Más llamativo ha sido el caso de Marsella, la segunda ciudad de Francia, en la que apenas se han notado los desórdenes, aunque cuenta con una amplia población inmigrante. Según datos del municipio, entre sus 800.000 habitantes hay 200.000 de cultura musulmana, venidos sobre todo de Argelia y Túnez, 80.000 armenios, 80.000 judíos y 13.000 libaneses. Marsella tiene una tasa de paro y un índice de delincuencia superior a la media nacional, pero no ha habido allí ese estallido de violencia.

Los responsables municipales lo atribuyen a que «los inmigrantes, pese a sus múltiples problemas, se sienten representados en las administraciones, y no solo mediante cargos electos, sino también por el funcionariado», declara a «El País» (16-11-2005) Noëlle Mivielle, asesora del alcalde para cuestiones de inmigración.

El 20% de los empleados públicos de Marsella tienen sus orígenes fuera del país. Mivielle asegura que casi el 25% de los 16.000 trabajadores de los hospitales y ambulatorios de Marsella tienen el padre o la madre nacidos fuera de Francia, porcentaje que también se repite entre los 12.000 funcionarios del Ayuntamiento. Con las minorías bien representadas en el sector público, los políticos no quieren saber nada del debate que se ha abierto en París para implantar una política de cuotas. «En Marsella se ha impuesto la realidad, no nos hacen falta cuotas», asegura el alcalde Jean-Claude Gaudin.

A diferencia de otras ciudades francesas, su población inmigrante no está concentrada en viviendas sociales de barrios de la periferia, sino en el corazón del puerto, y con un vecindario variado. «Hemos aprendido a no tener miedo unos de otros», declara al «International Herald Tribune» (15-11-2005) Richard Martin, director de teatro. «Por el momento, el diálogo y la relación entre las comunidades son buenos», asegura Salah Bariki, consejero del alcalde para las relaciones con los musulmanes. Pero un error podría cambiar esto». Próximamente se inaugurará una mezquita de 700 plazas en el centro de Marsella, con sus minaretes.
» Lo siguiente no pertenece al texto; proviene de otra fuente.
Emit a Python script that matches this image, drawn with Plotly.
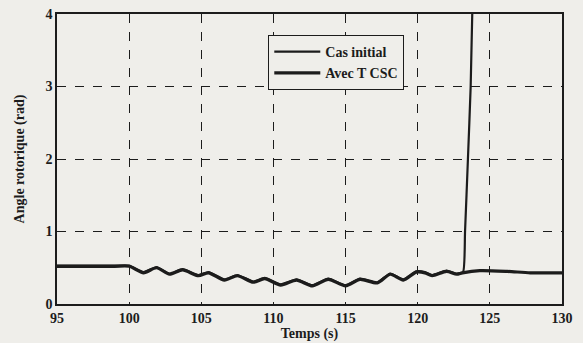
import plotly.graph_objects as go

# Time (s) and rotor angle (rad)
t_tcsc = [95, 99.0, 100, 101.0, 101.9, 102.8, 103.7, 104.8, 105.5, 106.6, 107.5, 108.6, 109.4,
          110.5, 111.6, 112.7, 113.8, 115.0, 116.0, 117.2, 118.1, 119.0, 119.9, 120.5,
          121.0, 122.0, 122.7, 123.1, 124.3, 126.2, 127.8, 130]
v_tcsc = [0.52, 0.52, 0.52, 0.43, 0.50, 0.41, 0.47, 0.39, 0.43, 0.33, 0.39, 0.30, 0.35,
          0.26, 0.33, 0.25, 0.34, 0.25, 0.34, 0.29, 0.41, 0.33, 0.44, 0.43,
          0.39, 0.45, 0.41, 0.43, 0.46, 0.45, 0.43, 0.43]

t_init = [95, 99.0, 100, 101.0, 101.9, 102.8, 103.7, 104.8, 105.5, 106.6, 107.5, 108.6, 109.4,
          110.5, 111.6, 112.7, 113.8, 115.0, 116.0, 117.2, 118.1, 119.0, 119.9, 120.5,
          121.0, 122.0, 122.7, 123.14, 123.28, 123.48, 123.67, 123.78, 123.9]
v_init = [0.53, 0.53, 0.53, 0.44, 0.51, 0.42, 0.48, 0.40, 0.44, 0.34, 0.40, 0.31, 0.36,
          0.27, 0.34, 0.26, 0.35, 0.26, 0.35, 0.30, 0.42, 0.34, 0.45, 0.44,
          0.40, 0.46, 0.42, 0.44, 1.0, 2.0, 3.0, 4.0, 4.6]

x_ticks = [95, 100, 105, 110, 115, 120, 125, 130]
y_ticks = [0, 1, 2, 3, 4]

BG = "#efeeea"
INK = "#1c1c1c"
FONT = "Liberation Serif"

fig = go.Figure()
fig.add_trace(go.Scatter(x=t_init, y=v_init, mode="lines", name="<b>Cas initial</b>",
                         line=dict(color=INK, width=2.2, shape="spline", smoothing=0.5)))
fig.add_trace(go.Scatter(x=t_tcsc, y=v_tcsc, mode="lines", name="<b>Avec T CSC</b>",
                         line=dict(color=INK, width=3.2, shape="spline", smoothing=0.7)))

axis_common = dict(showline=True, linecolor=INK, linewidth=1.5, mirror=True,
                   showgrid=True, gridcolor=INK, gridwidth=1, griddash="dash",
                   zeroline=False, ticks="", automargin=False,
                   tickfont=dict(family=FONT, size=14, color=INK))

fig.update_xaxes(range=[95, 130], tickvals=x_ticks, ticktext=[f"<b>{v}</b>" for v in x_ticks],
                 title=dict(text="<b>Temps (s)</b>", font=dict(family=FONT, size=14, color=INK),
                            standoff=4),
                 **axis_common)
fig.update_yaxes(range=[0, 4], tickvals=y_ticks, ticktext=[f"<b>{v}</b>" for v in y_ticks],
                 title=dict(text="<b>Angle rotorique (rad)</b>", font=dict(family=FONT, size=14, color=INK),
                            standoff=18),
                 **axis_common)

fig.update_layout(
    width=583, height=343,
    margin=dict(l=57, r=21, t=14, b=39, autoexpand=False),
    paper_bgcolor=BG, plot_bgcolor=BG,
    showlegend=True,
    legend=dict(x=0.418, y=0.928, xanchor="left", yanchor="top",
                bgcolor=BG, bordercolor=INK, borderwidth=1.2,
                font=dict(family=FONT, size=14, color=INK),
                tracegroupgap=0, itemwidth=46),
)

fig.write_html("out.html")
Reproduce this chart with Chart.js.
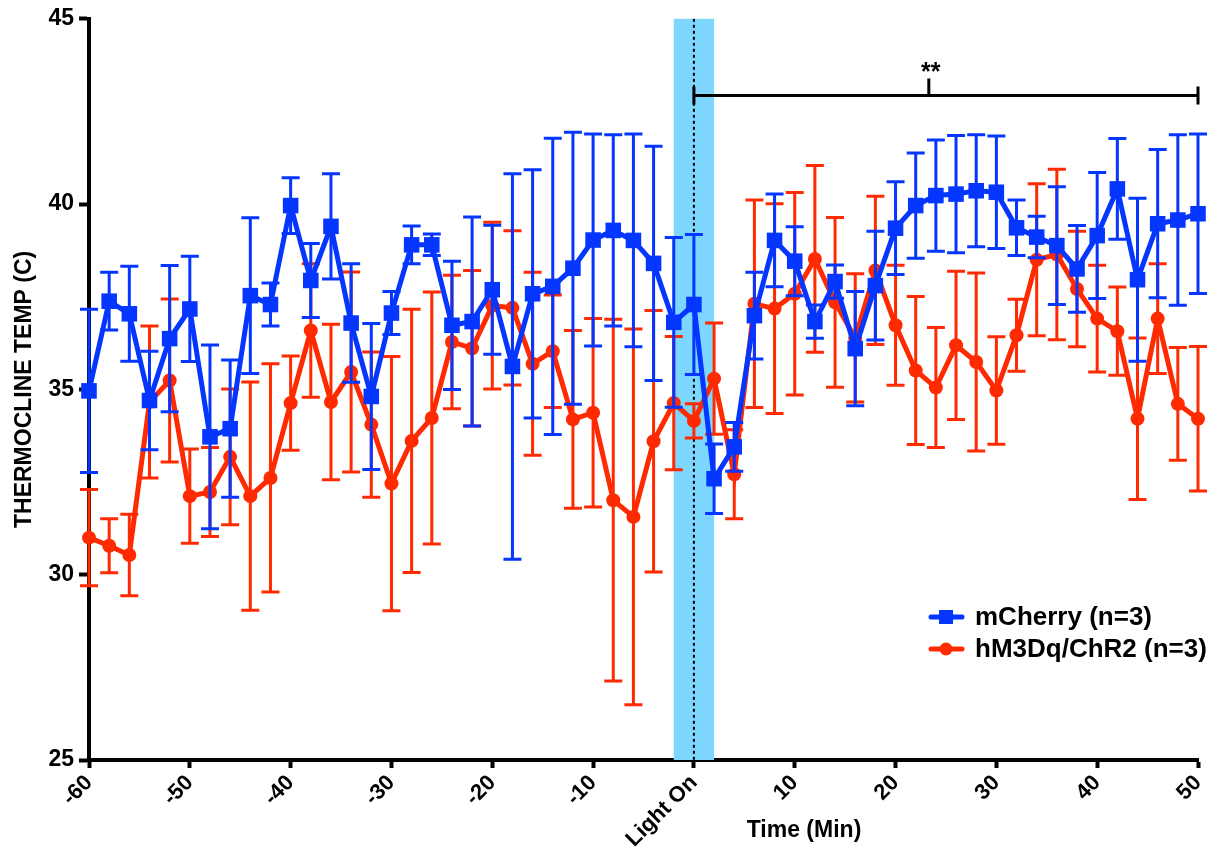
<!DOCTYPE html>
<html>
<head>
<meta charset="utf-8">
<title>Thermocline temperature</title>
<script src="https://cdn.jsdelivr.net/npm/chart.js@4.4.1/dist/chart.umd.min.js"></script>
<style>
  html, body { margin: 0; padding: 0; background: #fff; }
  #wrap { width: 1224px; height: 859px; }
</style>
</head>
<body>
<div id="wrap"><canvas id="tempChart" width="1224" height="859"></canvas></div>
<script>
// sampling times (min), 0 = light on
const times = [-60, -58, -56, -54, -52, -50, -48, -46, -44, -42,
  -40, -38, -36, -34, -32, -30, -28, -26, -24, -22,
  -20, -18, -16, -14, -12, -10, -8, -6, -4, -2,
  0, 2, 4, 6, 8, 10, 12, 14, 16, 18,
  20, 22, 24, 26, 28, 30, 32, 34, 36, 38,
  40, 42, 44, 46, 48, 50];

const mCherryMean = [34.96, 37.38, 37.04, 34.70, 36.37, 37.17, 33.72, 33.94, 37.53, 37.29,
  39.96, 37.94, 39.40, 36.79, 34.81, 37.06, 38.90, 38.90, 36.73, 36.83,
  37.69, 35.62, 37.58, 37.78, 38.27, 39.03, 39.29, 39.02, 38.40, 36.81,
  37.29, 32.59, 33.45, 36.99, 39.02, 38.46, 36.83, 37.91, 36.10, 37.80,
  39.35, 39.96, 40.23, 40.27, 40.36, 40.32, 39.36, 39.11, 38.88, 38.25,
  39.15, 40.41, 37.96, 39.47, 39.57, 39.74];
const mCherrySem = [2.20, 0.78, 1.28, 1.33, 1.97, 1.42, 2.48, 1.85, 2.10, 0.58,
  0.75, 1.00, 1.42, 1.60, 1.97, 0.58, 0.51, 0.29, 1.73, 2.82,
  1.74, 5.20, 3.35, 4.00, 3.67, 2.86, 2.58, 2.87, 3.16, 2.29,
  1.89, 0.94, 0.66, 1.17, 1.25, 0.93, 0.45, 0.45, 1.54, 1.47,
  1.25, 1.42, 1.50, 1.58, 1.51, 1.52, 0.75, 0.56, 1.59, 1.17,
  1.70, 1.36, 2.20, 2.00, 2.30, 2.15];

const hm3dqMean = [31.00, 30.78, 30.53, 34.66, 35.24, 32.12, 32.23, 33.18, 32.12, 32.61,
  34.63, 36.59, 34.66, 35.47, 34.05, 32.46, 33.61, 34.23, 36.28, 36.11,
  37.26, 37.20, 35.69, 36.03, 34.19, 34.37, 32.01, 31.56, 33.60, 34.63,
  34.15, 35.29, 32.71, 37.31, 37.18, 37.58, 38.52, 37.35, 36.39, 38.21,
  36.73, 35.51, 35.05, 36.19, 35.74, 34.97, 36.46, 38.50, 38.64, 37.71,
  36.91, 36.57, 34.21, 36.91, 34.61, 34.21];
const hm3dqSem = [1.30, 0.73, 1.10, 2.05, 2.20, 1.27, 1.20, 1.83, 3.08, 3.08,
  1.27, 1.80, 2.10, 2.70, 1.96, 3.43, 3.55, 3.40, 1.80, 2.10,
  2.25, 2.08, 2.47, 1.52, 2.40, 2.54, 4.88, 5.07, 3.53, 1.80,
  0.46, 1.50, 1.20, 2.80, 2.83, 2.73, 2.52, 2.29, 1.73, 2.00,
  1.62, 2.00, 1.62, 2.00, 2.40, 1.45, 0.97, 2.05, 2.30, 1.56,
  1.44, 1.19, 2.18, 1.48, 1.52, 1.95];

const seriesNames = ["mCherry (n=3)", "hM3Dq/ChR2 (n=3)"];

const xTickValues = [-60, -50, -40, -30, -20, -10, 0, 10, 20, 30, 40, 50];
const xTickLabels = ["-60", "-50", "-40", "-30", "-20", "-10", "Light On", "10", "20", "30", "40", "50"];
const yTickValues = [25, 30, 35, 40, 45];

// stimulation window and significance bracket (x in minutes, y in C)
const lightWindow = [-2, 2];
const bracketRange = [0, 50];
const bracketMid = 23.3;
const bracketLevel = 42.93;

const BLUE = "#0436ff";
const RED = "#ff2a00";
const FONT = "'Liberation Sans', Arial, Helvetica, sans-serif";

Chart.defaults.font.family = FONT;
Chart.defaults.color = "#000";

function points(ys) {
  return times.map((t, i) => ({ x: t, y: ys[i] }));
}

/* light-on band + dotted onset line, behind the data */
const lightBand = {
  id: "lightBand",
  beforeDatasetsDraw(chart) {
    const { ctx, chartArea, scales } = chart;
    const x0 = scales.x.getPixelForValue(lightWindow[0]);
    const x1 = scales.x.getPixelForValue(lightWindow[1]);
    const xOn = scales.x.getPixelForValue(0);
    ctx.save();
    ctx.fillStyle = "#7dd6fe";
    ctx.fillRect(x0, chartArea.top, x1 - x0, chartArea.bottom - chartArea.top);
    ctx.strokeStyle = "#000";
    ctx.lineWidth = 2;
    ctx.setLineDash([3, 3]);
    ctx.beginPath();
    ctx.moveTo(xOn, chartArea.top);
    ctx.lineTo(xOn, chartArea.bottom);
    ctx.stroke();
    ctx.restore();
  }
};

/* SEM bars, drawn just before each dataset so layering follows the lines */
const errorBars = {
  id: "errorBars",
  beforeDatasetDraw(chart, args) {
    const ds = chart.data.datasets[args.index];
    if (!ds.errors) return;
    const { ctx } = chart;
    const yScale = chart.scales.y;
    ctx.save();
    ctx.strokeStyle = ds.borderColor;
    ctx.lineWidth = 3;
    args.meta.data.forEach((pt, i) => {
      const v = ds.data[i].y;
      const e = ds.errors[i];
      const top = yScale.getPixelForValue(v + e);
      const bot = yScale.getPixelForValue(v - e);
      ctx.beginPath();
      ctx.moveTo(pt.x, top);
      ctx.lineTo(pt.x, bot);
      ctx.moveTo(pt.x - 9, top);
      ctx.lineTo(pt.x + 9, top);
      ctx.moveTo(pt.x - 9, bot);
      ctx.lineTo(pt.x + 9, bot);
      ctx.stroke();
    });
    ctx.restore();
  }
};

/* significance bracket, x title and legend */
const overlay = {
  id: "overlay",
  afterDraw(chart) {
    const { ctx, scales } = chart;
    const xa = scales.x.getPixelForValue(bracketRange[0]);
    const xb = scales.x.getPixelForValue(bracketRange[1]);
    const xm = scales.x.getPixelForValue(bracketMid);
    const yb = scales.y.getPixelForValue(bracketLevel);

    ctx.save();
    ctx.strokeStyle = "#000";
    ctx.lineWidth = 3;
    ctx.beginPath();
    ctx.moveTo(xa, yb); ctx.lineTo(xb, yb);
    ctx.moveTo(xa, yb - 9); ctx.lineTo(xa, yb + 9);
    ctx.moveTo(xb, yb - 9); ctx.lineTo(xb, yb + 9);
    ctx.moveTo(xm, yb); ctx.lineTo(xm, yb - 17);
    ctx.stroke();

    ctx.fillStyle = "#000";
    ctx.textAlign = "center";
    ctx.textBaseline = "alphabetic";
    ctx.font = "bold 25px " + FONT;
    ctx.fillText("**", xm + 2, yb - 16);

    ctx.font = "bold 23px " + FONT;
    ctx.textBaseline = "middle";
    ctx.fillText("Time (Min)", 804, 831);

    // legend
    const rows = [
      { name: seriesNames[0], color: BLUE, y: 617, square: true },
      { name: seriesNames[1], color: RED, y: 649, square: false }
    ];
    rows.forEach(r => {
      ctx.strokeStyle = r.color;
      ctx.fillStyle = r.color;
      ctx.lineWidth = 5;
      ctx.lineCap = "round";
      ctx.beginPath();
      ctx.moveTo(931, r.y);
      ctx.lineTo(962, r.y);
      ctx.stroke();
      if (r.square) {
        ctx.fillRect(946 - 7, r.y - 7, 14, 14);
      } else {
        ctx.beginPath();
        ctx.arc(946, r.y, 6.5, 0, Math.PI * 2);
        ctx.fill();
      }
      ctx.fillStyle = "#000";
      ctx.textAlign = "left";
      ctx.font = "bold 26px " + FONT;
      ctx.fillText(r.name, 975, r.y + 1);
    });
    ctx.restore();
  }
};

const ctx = document.getElementById("tempChart").getContext("2d");

new Chart(ctx, {
  type: "line",
  data: {
    datasets: [
      {
        label: seriesNames[0],
        data: points(mCherryMean),
        errors: mCherrySem,
        borderColor: BLUE,
        backgroundColor: BLUE,
        borderWidth: 5,
        pointStyle: "rect",
        pointRadius: 11,
        pointBorderWidth: 0,
        tension: 0,
        clip: false
      },
      {
        label: seriesNames[1],
        data: points(hm3dqMean),
        errors: hm3dqSem,
        borderColor: RED,
        backgroundColor: RED,
        borderWidth: 5,
        pointStyle: "circle",
        pointRadius: 7,
        pointBorderWidth: 0,
        tension: 0,
        clip: false
      }
    ]
  },
  options: {
    responsive: false,
    animation: false,
    devicePixelRatio: 1,
    layout: { padding: { top: 18, right: 26, left: 0, bottom: 0 } },
    plugins: {
      legend: { display: false },
      tooltip: { enabled: false }
    },
    scales: {
      x: {
        type: "linear",
        min: -60,
        max: 50,
        afterBuildTicks(scale) {
          scale.ticks = xTickValues.map(v => ({ value: v }));
        },
        afterFit(scale) {
          scale.height = 99;
        },
        ticks: {
          autoSkip: false,
          minRotation: 45,
          maxRotation: 45,
          padding: 2,
          font: { size: 22, weight: "bold" },
          callback: (v) => xTickLabels[xTickValues.indexOf(v)]
        },
        grid: {
          drawOnChartArea: false,
          drawTicks: true,
          tickLength: 8,
          tickWidth: 4,
          tickColor: "#000"
        },
        border: { display: true, width: 4, color: "#000" }
      },
      y: {
        min: 25,
        max: 45,
        afterBuildTicks(scale) {
          scale.ticks = yTickValues.map(v => ({ value: v }));
        },
        afterFit(scale) {
          scale.width = 89;
        },
        ticks: {
          padding: 5,
          font: { size: 23, weight: "bold" }
        },
        grid: {
          drawOnChartArea: false,
          drawTicks: true,
          tickLength: 10,
          tickWidth: 4,
          tickColor: "#000"
        },
        border: { display: true, width: 4, color: "#000" },
        title: {
          display: true,
          text: "THERMOCLINE TEMP (C)",
          font: { size: 23, weight: "bold" },
          padding: { top: 11, bottom: 0 }
        }
      }
    }
  },
  plugins: [lightBand, errorBars, overlay]
});
</script>
</body>
</html>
Esto no quiere decir que todo funcione bien en Marsella. El reportero del «International Herald Tribune» observa que las calles no brillan por su limpieza, muchos edificios están deteriorados, hay una evidente falta de respeto a las reglas de tráfico y el departamento donde está Marsella registra la segunda tasa más alta de robos. Pero el paro ha descendido a un 13% y, como prueba de dinamismo económico, se han creado 7.200 empresas desde 2000.